C) Konunun Değerlendirilmesi:
Her ne kadar mahkemece sanık hakkında hükmün açıklanmasının geri bırakılmasına yer olmadığına karar verilmiş ise de,
Hükümden önce 28/06/2014 tarihinde yürürlüğe giren 6545 sayılı Kanunla yeniden düzenlenen TCK’nın 191. maddesinin 5. fıkrası ve 8. fıkrası ile 5320 sayılı Kanuna eklenen geçici 7. maddenin 2. fıkrası hükümlü lehine hükümler içermekte olup, öncelikle hükümlünün kanun yararına bozma talebine konu olan suçu, aynı nitelikte başka bir suç nedeniyle daha önce verilmiş bir tedavi ve denetimli serbestlik tedbirinin infazı sırasında işleyip işlemediği belirlendikten sonra;
a) Hükümlü bu suçu, daha önce işlediği suçtan dolayı yapılan kovuşturma aşamasında hükmolunan tedavi ve/veya denetimli serbestlik tedbirinin infazı sırasında işlemiş ise, 6545 sayılı Kanun’un 68. maddesi ile değiştirilen TCK’nın 191. maddesinin 5. fıkrasında öngörülen “Erteleme süresi zarfında kişinin kullanmak için tekrar uyuşturucu veya uyarıcı madde satın alması, kabul etmesi veya bulundurması ya da uyuşturucu veya uyarıcı madde kullanması, dördüncü fıkra uyarınca ihlâl nedeni sayılır ve ayrı bir soruşturma ve kovuşturma konusu yapılmaz.” hükmü uyarınca, ikinci suçtan açılan bu davanın kovuşturma şartının ortadan kalkması nedeniyle, CMK’nın 223. maddesinin 8. fıkrası uyarınca “davanın düşmesine”

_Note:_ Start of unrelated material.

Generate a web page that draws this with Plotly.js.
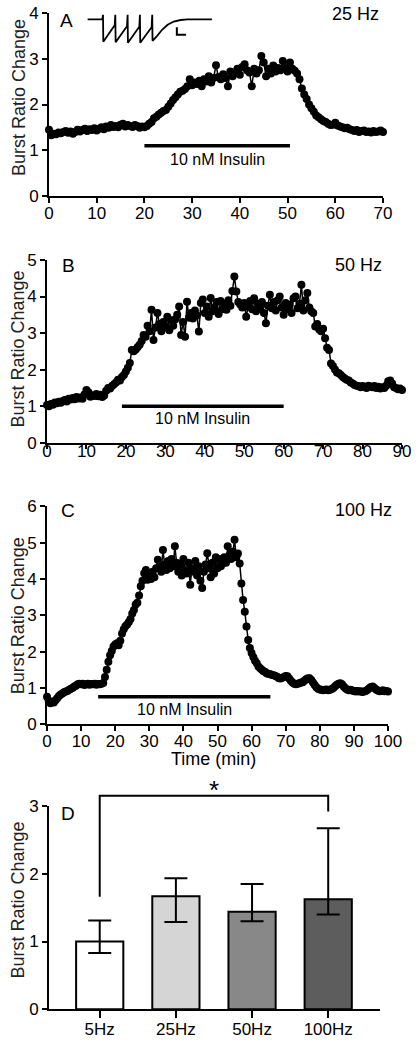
<!DOCTYPE html>
<html>
<head>
<meta charset="utf-8">
<script src="https://cdn.plot.ly/plotly-3.0.1.min.js"></script>
<style>html,body{margin:0;padding:0;background:#fff;}#chart{width:416px;height:1050px;}</style>
</head>
<body>
<div id="chart"></div>
<script>
// ---------------- DATA ----------------
// Panel A (25 Hz): sampled every 0.5 min from 0 to 70 min
var burstA = [
 1.45,1.33,1.36,1.35,1.39,1.37,1.40,1.42,1.38,1.41,
 1.36,1.40,1.45,1.41,1.44,1.47,1.42,1.46,1.44,1.48,
 1.43,1.47,1.50,1.46,1.52,1.49,1.55,1.51,1.53,1.50,
 1.56,1.58,1.52,1.55,1.53,1.51,1.55,1.53,1.49,1.52,
 1.50,1.53,1.58,1.62,1.70,1.73,1.78,1.82,1.86,1.88,
 1.95,2.02,2.10,2.16,2.22,2.28,2.30,2.34,2.40,2.55,
 2.42,2.48,2.45,2.52,2.40,2.55,2.50,2.62,2.48,2.58,
 2.86,2.60,2.55,2.66,2.58,2.40,2.72,2.62,2.70,2.78,
 2.65,2.82,2.88,2.75,2.70,2.40,2.78,2.68,2.75,3.06,
 2.92,2.62,2.78,2.68,2.85,2.72,2.80,2.75,2.95,2.80,
 2.72,2.92,2.78,2.74,2.68,2.55,2.35,2.22,2.12,2.00,
 1.92,1.84,1.76,1.72,1.68,1.64,1.62,1.58,1.55,1.56,
 1.60,1.54,1.52,1.50,1.48,1.49,1.46,1.44,1.42,1.44,
 1.40,1.42,1.43,1.40,1.41,1.39,1.42,1.40,1.41,1.43,
 1.40
];
// Panel B (50 Hz): every 0.5 min from 0 to 90 min
var burstB = [
 1.03,1.00,1.06,1.04,1.10,1.08,1.12,1.09,1.14,1.17,
 1.13,1.20,1.18,1.22,1.19,1.25,1.21,1.24,1.20,1.32,
 1.44,1.38,1.26,1.30,1.28,1.33,1.27,1.31,1.25,1.29,
 1.42,1.50,1.48,1.55,1.60,1.65,1.72,1.70,1.80,1.85,
 1.95,2.05,2.18,2.54,2.50,2.55,2.62,2.68,2.78,2.95,
 2.90,3.20,3.05,3.64,2.81,3.15,3.55,3.25,3.05,3.30,
 3.18,3.45,3.08,3.35,3.20,3.37,3.50,3.73,2.95,3.30,
 2.90,3.86,3.42,3.55,3.40,3.62,3.48,3.04,3.82,3.92,
 3.55,3.73,3.45,3.96,3.60,3.70,3.85,3.52,3.88,3.65,
 3.80,3.64,3.90,3.75,4.15,4.55,4.14,3.85,3.78,3.70,
 3.82,3.45,3.72,3.88,3.65,3.95,3.60,3.80,3.70,3.85,
 3.55,3.27,3.75,4.05,3.68,3.85,3.62,3.90,4.00,3.70,
 3.50,3.82,3.65,3.78,3.55,3.95,4.00,3.68,3.80,4.32,
 3.62,3.90,4.10,3.70,3.60,3.55,3.18,3.25,3.10,3.05,
 3.12,2.86,2.60,2.54,2.17,2.10,2.00,1.92,1.90,1.85,
 1.80,1.76,1.72,1.70,1.65,1.62,1.58,1.56,1.55,1.52,
 1.55,1.53,1.50,1.56,1.54,1.52,1.55,1.50,1.53,1.48,
 1.52,1.50,1.56,1.68,1.70,1.62,1.52,1.50,1.46,1.48,
 1.44
];
// Panel C (100 Hz): every 0.5 min from 0 to 100 min
var burstC = [
 0.76,0.65,0.58,0.62,0.60,0.66,0.72,0.78,0.82,0.85,
 0.88,0.90,0.92,0.95,0.98,1.00,1.04,1.06,1.10,1.12,
 1.10,1.12,1.08,1.10,1.12,1.09,1.11,1.10,1.12,1.09,
 1.11,1.10,1.12,1.14,1.30,1.50,1.72,1.90,2.02,2.14,
 2.20,2.23,2.18,2.30,2.50,2.62,2.70,2.75,2.82,2.90,
 3.05,3.15,3.30,3.35,3.55,3.80,3.95,4.16,4.25,3.98,
 4.10,4.00,4.20,4.05,4.30,4.53,4.35,4.20,4.80,4.40,
 4.25,4.50,4.30,4.55,4.35,4.90,4.45,4.20,4.40,4.10,
 4.55,4.25,4.15,4.45,3.84,4.30,4.20,4.50,4.10,4.35,
 3.95,3.75,4.20,4.40,4.71,4.30,4.05,4.45,4.15,4.60,
 4.30,4.55,4.35,4.43,4.60,4.45,4.90,4.65,4.55,4.75,
 5.08,4.60,4.70,4.43,3.88,3.42,3.10,2.69,2.32,2.10,
 1.96,1.85,1.75,1.68,1.59,1.54,1.50,1.46,1.44,1.40,
 1.39,1.38,1.36,1.35,1.33,1.31,1.27,1.26,1.28,1.30,
 1.33,1.32,1.26,1.20,1.15,1.12,1.10,1.12,1.13,1.15,
 1.16,1.20,1.24,1.27,1.27,1.22,1.15,1.08,1.02,0.98,
 0.96,0.95,0.94,0.95,0.96,0.94,0.95,0.97,1.00,1.05,
 1.09,1.12,1.13,1.10,1.04,0.99,0.96,0.94,0.95,0.93,
 0.92,0.90,0.92,0.90,0.91,0.89,0.90,0.92,0.95,0.99,
 1.03,1.04,1.00,0.96,0.93,0.91,0.92,0.94,0.91,0.92,
 0.90
];
var sampleStep = 0.5;   // min between samples

// Insulin application windows (min) and the level the bar is drawn at
var insulinA = [20, 50.5], insulinLevelA = [1.1, 1.1];
var insulinB = [19, 60],   insulinLevelB = [1.0, 1.0];
var insulinC = [15, 65.5], insulinLevelC = [0.76, 0.76];
var insulinLabel = '10 nM Insulin';

// Inset: example evoked current trace for 25 Hz (ms, pA)
var insetTime    = [-50,-2,0,1,38,40,41,78,80,81,118,120,121,158,160,161,176,192,210,230,252,275,354];
var insetCurrent = [0,0,45,-225,-60,45,-230,-70,45,-235,-75,45,-235,-80,45,-215,-165,-105,-55,-22,-7,0,0];
var scaleBarTime = [240, 240, 270];
var scaleBarCurrent = [-80, -155, -155];

// Panel D
var freqLabels = ['5Hz', '25Hz', '50Hz', '100Hz'];
var meanRatio  = [1.00, 1.67, 1.44, 1.625];
var errUpper   = [0.31, 0.265, 0.41, 1.045];
var errLower   = [0.17, 0.38, 0.14, 0.225];
var barColors  = ['#ffffff', '#d5d5d5', '#888888', '#5d5d5d'];
var sigPairX   = [0, 0, 3, 3];
var sigPairY   = [1.66, 3.15, 3.15, 2.92];

// ---------------- LAYOUT HELPERS ----------------
var W = 416, H = 1050;
function fx(px){ return px / W; }
function fy(py){ return 1 - py / H; }
var FONT = 'Liberation Sans, Arial, sans-serif';

function tsAxis(dom, rng, dtick, anchor, extra){
  var a = {domain: dom, range: rng, dtick: dtick, tick0: 0, anchor: anchor,
    showgrid:false, zeroline:false, showline:true, linecolor:'#000', linewidth:2,
    ticks:'outside', ticklen:5, tickwidth:2, tickcolor:'#000',
    tickfont:{family:FONT, size:17, color:'#000'}, fixedrange:true};
  return Object.assign(a, extra || {});
}

var lineStyle = {color:'#000', width:1.5};
var markerStyle = {color:'#000', size:8};

var traces = [
  {type:'scatter', mode:'lines+markers', x0:0, dx:sampleStep, y:burstA, xaxis:'x', yaxis:'y',
   line:lineStyle, marker:markerStyle, cliponaxis:false, showlegend:false, hoverinfo:'none'},
  {type:'scatter', mode:'lines+markers', x0:0, dx:sampleStep, y:burstB, xaxis:'x2', yaxis:'y2',
   line:lineStyle, marker:markerStyle, cliponaxis:false, showlegend:false, hoverinfo:'none'},
  {type:'scatter', mode:'lines+markers', x0:0, dx:sampleStep, y:burstC, xaxis:'x3', yaxis:'y3',
   line:lineStyle, marker:markerStyle, cliponaxis:false, showlegend:false, hoverinfo:'none'},
  {type:'scatter', mode:'lines', x:insulinA, y:insulinLevelA, xaxis:'x', yaxis:'y',
   line:{color:'#000', width:3.5}, showlegend:false, hoverinfo:'none'},
  {type:'scatter', mode:'lines', x:insulinB, y:insulinLevelB, xaxis:'x2', yaxis:'y2',
   line:{color:'#000', width:3.5}, showlegend:false, hoverinfo:'none'},
  {type:'scatter', mode:'lines', x:insulinC, y:insulinLevelC, xaxis:'x3', yaxis:'y3',
   line:{color:'#000', width:3.5}, showlegend:false, hoverinfo:'none'},
  {type:'scatter', mode:'lines', x:insetTime, y:insetCurrent, xaxis:'x5', yaxis:'y5',
   line:{color:'#000', width:1.8}, showlegend:false, hoverinfo:'none'},
  {type:'scatter', mode:'lines', x:scaleBarTime, y:scaleBarCurrent, xaxis:'x5', yaxis:'y5',
   line:{color:'#000', width:2}, showlegend:false, hoverinfo:'none'},
  {type:'bar', x:freqLabels, y:meanRatio, xaxis:'x4', yaxis:'y4', width:0.62,
   marker:{color:barColors, line:{color:'#000', width:2}},
   error_y:{type:'data', symmetric:false, array:errUpper, arrayminus:errLower,
            color:'#000', thickness:2, width:11.5},
   showlegend:false, hoverinfo:'none'},
  {type:'scatter', mode:'lines', x:sigPairX, y:sigPairY, xaxis:'x6', yaxis:'y6',
   line:{color:'#000', width:2}, showlegend:false, hoverinfo:'none'}
];

var domA = {x:[fx(49), fx(383)], y:[fy(196), fy(13)]};
var domB = {x:[fx(47), fx(402)], y:[fy(442.7), fy(260)]};
var domC = {x:[fx(47), fx(388)], y:[fy(724.3), fy(506.4)]};
var domD = {x:[fx(49), fx(380)], y:[fy(1009.3), fy(806)]};

var layout = {
  width: W, height: H, autosize:false,
  margin:{l:0, r:0, t:0, b:0, pad:0},
  paper_bgcolor:'#fff', plot_bgcolor:'rgba(0,0,0,0)',
  showlegend:false,
  xaxis:  tsAxis(domA.x, [0,70], 10, 'y', {ticklen:5, ticklabelstandoff:-4}),
  yaxis:  tsAxis(domA.y, [0,4], 1, 'x'),
  xaxis2: tsAxis(domB.x, [0,90], 10, 'y2', {ticklen:4, ticklabelstandoff:-12}),
  yaxis2: tsAxis(domB.y, [0,5], 1, 'x2'),
  xaxis3: tsAxis(domC.x, [0,100], 10, 'y3', {ticklen:5, ticklabelstandoff:-5}),
  yaxis3: tsAxis(domC.y, [0,6], 1, 'x3'),
  xaxis4: tsAxis(domD.x, [-0.666, 3.68], 1, 'y4', {type:'category', ticklen:7, ticklabelstandoff:-4}),
  yaxis4: tsAxis(domD.y, [0,3], 1, 'x4'),
  xaxis5: {domain:[fx(85), fx(215)], range:[-58.5, 364], anchor:'y5', visible:false, fixedrange:true},
  yaxis5: {domain:[fy(45), fy(5)], range:[-257, 143], anchor:'x5', visible:false, fixedrange:true},
  xaxis6: {domain:domD.x, range:[-0.666, 3.68], anchor:'y6', visible:false, fixedrange:true},
  yaxis6: {domain:[fy(1009.3), fy(778.9)], range:[0, 3.4], anchor:'x6', visible:false, fixedrange:true},
  bargap:0.3,
  annotations: []
};

function ann(text, x, y, size, extra){
  var a = {text:text, x:x, y:y, xref:'paper', yref:'paper', showarrow:false,
           xanchor:'center', yanchor:'middle', font:{family:FONT, size:size, color:'#000'}};
  return Object.assign(a, extra || {});
}
var A = layout.annotations;
var titleFont = {family:FONT, size:18, color:'#222'};
// y-axis titles
A.push(ann('Burst Ratio Change', fx(18.5), fy(97.5), 18, {textangle:-90, font:titleFont}));
A.push(ann('Burst Ratio Change', fx(17.5), fy(349), 18, {textangle:-90, font:titleFont}));
A.push(ann('Burst Ratio Change', fx(17.5), fy(615.8), 18, {textangle:-90, font:titleFont}));
A.push(ann('Burst Ratio Change', fx(17.5), fy(900), 18, {textangle:-90, font:titleFont}));
A.push(ann('Time (min)', fx(214), fy(759), 18));
// panel letters and frequencies
A.push(ann('A', fx(66), fy(20), 19));
A.push(ann('25 Hz', fx(355), fy(14), 18));
A.push(ann('B', fx(68), fy(265), 19));
A.push(ann('50 Hz', fx(358), fy(265), 18));
A.push(ann('C', fx(68), fy(510), 19));
A.push(ann('100 Hz', fx(363), fy(510), 18));
A.push(ann('D', fx(68), fy(813), 19));
// insulin labels (under the bars, in data coordinates)
A.push({text:insulinLabel, x:(insulinA[0]+insulinA[1])/2, y:insulinLevelA[0], xref:'x', yref:'y',
        showarrow:false, yanchor:'top', yshift:-3, font:{family:FONT, size:16, color:'#000'}});
A.push({text:insulinLabel, x:(insulinB[0]+insulinB[1])/2, y:insulinLevelB[0], xref:'x2', yref:'y2',
        showarrow:false, yanchor:'top', yshift:-2, font:{family:FONT, size:16, color:'#000'}});
A.push({text:insulinLabel, x:(insulinC[0]+insulinC[1])/2, y:insulinLevelC[0], xref:'x3', yref:'y3',
        showarrow:false, yanchor:'top', yshift:-2, font:{family:FONT, size:16, color:'#000'}});
// significance star
A.push({text:'*', x:(sigPairX[0]+sigPairX[3])/2, y:sigPairY[1], xref:'x6', yref:'y6',
        showarrow:false, yanchor:'bottom', yshift:-11, font:{family:FONT, size:26, color:'#000'}});

Plotly.newPlot('chart', traces, layout, {displayModeBar:false, staticPlot:true});
</script>
</body>
</html>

b) Hükümlü bu suçu daha önce işlediği suçtan dolayı verilen tedavi ve/veya denetimli serbestlik tedbirinin infazı sırasında işlemiş değilse, bu suç nedeniyle daha önce tedavi ve/veya denetimli serbestlik tedbiri uygulanmamış olan hükümlü hakkında, karardan önce 28/06/2014 tarihli Resmi Gazete’de yayımlanarak yürürlüğe giren 6545 sayılı Kanun’un 68. maddesi ile değiştirilen TCK’nın 191. maddesinin 8. fıkrası ve aynı Kanun’un 85. maddesi ile 5320 sayılı Kanun’a eklenen geçici 7. maddenin 2. fıkrası uyarınca, 191. madde hükümleri çerçevesinde “hükmün açıklanmasının geri bırakılmasına”,
Karar verilmesinin gerektiği, bu nedenle belirtilen hükümlere göre, somut olayda sanık hakkında suçu sabit görüldüğü takdirde, CMK’nın 231. maddesindeki şartlar aranmaksızın hükmün açıklanmasının geri bırakılmasına karar verilmesi zorunlu olduğundan, sanık hakkında “hükmün açıklanmasının geri bırakılmasına yer olmadığına” karar verilmesi yasaya aykırı olup, kanun yararına bozma talebi yerindedir.
D) Karar:
Açıklanan nedenlere göre; sanık hakkında hükmün açıklanmasının geri bırakılmasına yer olmadığına ilişkin Tavşanlı 2. Asliye Ceza Mahkemesinin 05/02/2015 tarihli ve 2014/591 esas, 2015/88 sayılı kararının 5271 sayılı CMK’nın 309. maddesinin 3. fıkrası gereğince kanun yararına BOZULMASINA, aynı Kanun’un 309. maddesinin 4. fıkrasının (a) bendi uyarınca gerekli işlemin yapılması için, dosyanın Adalet Bakanlığı’na iletilmek üzere Yargıtay Cumhuriyet Başsavcılığına gönderilmesine, 03.12.2018 tarihinde oybirliğiyle karar verildi.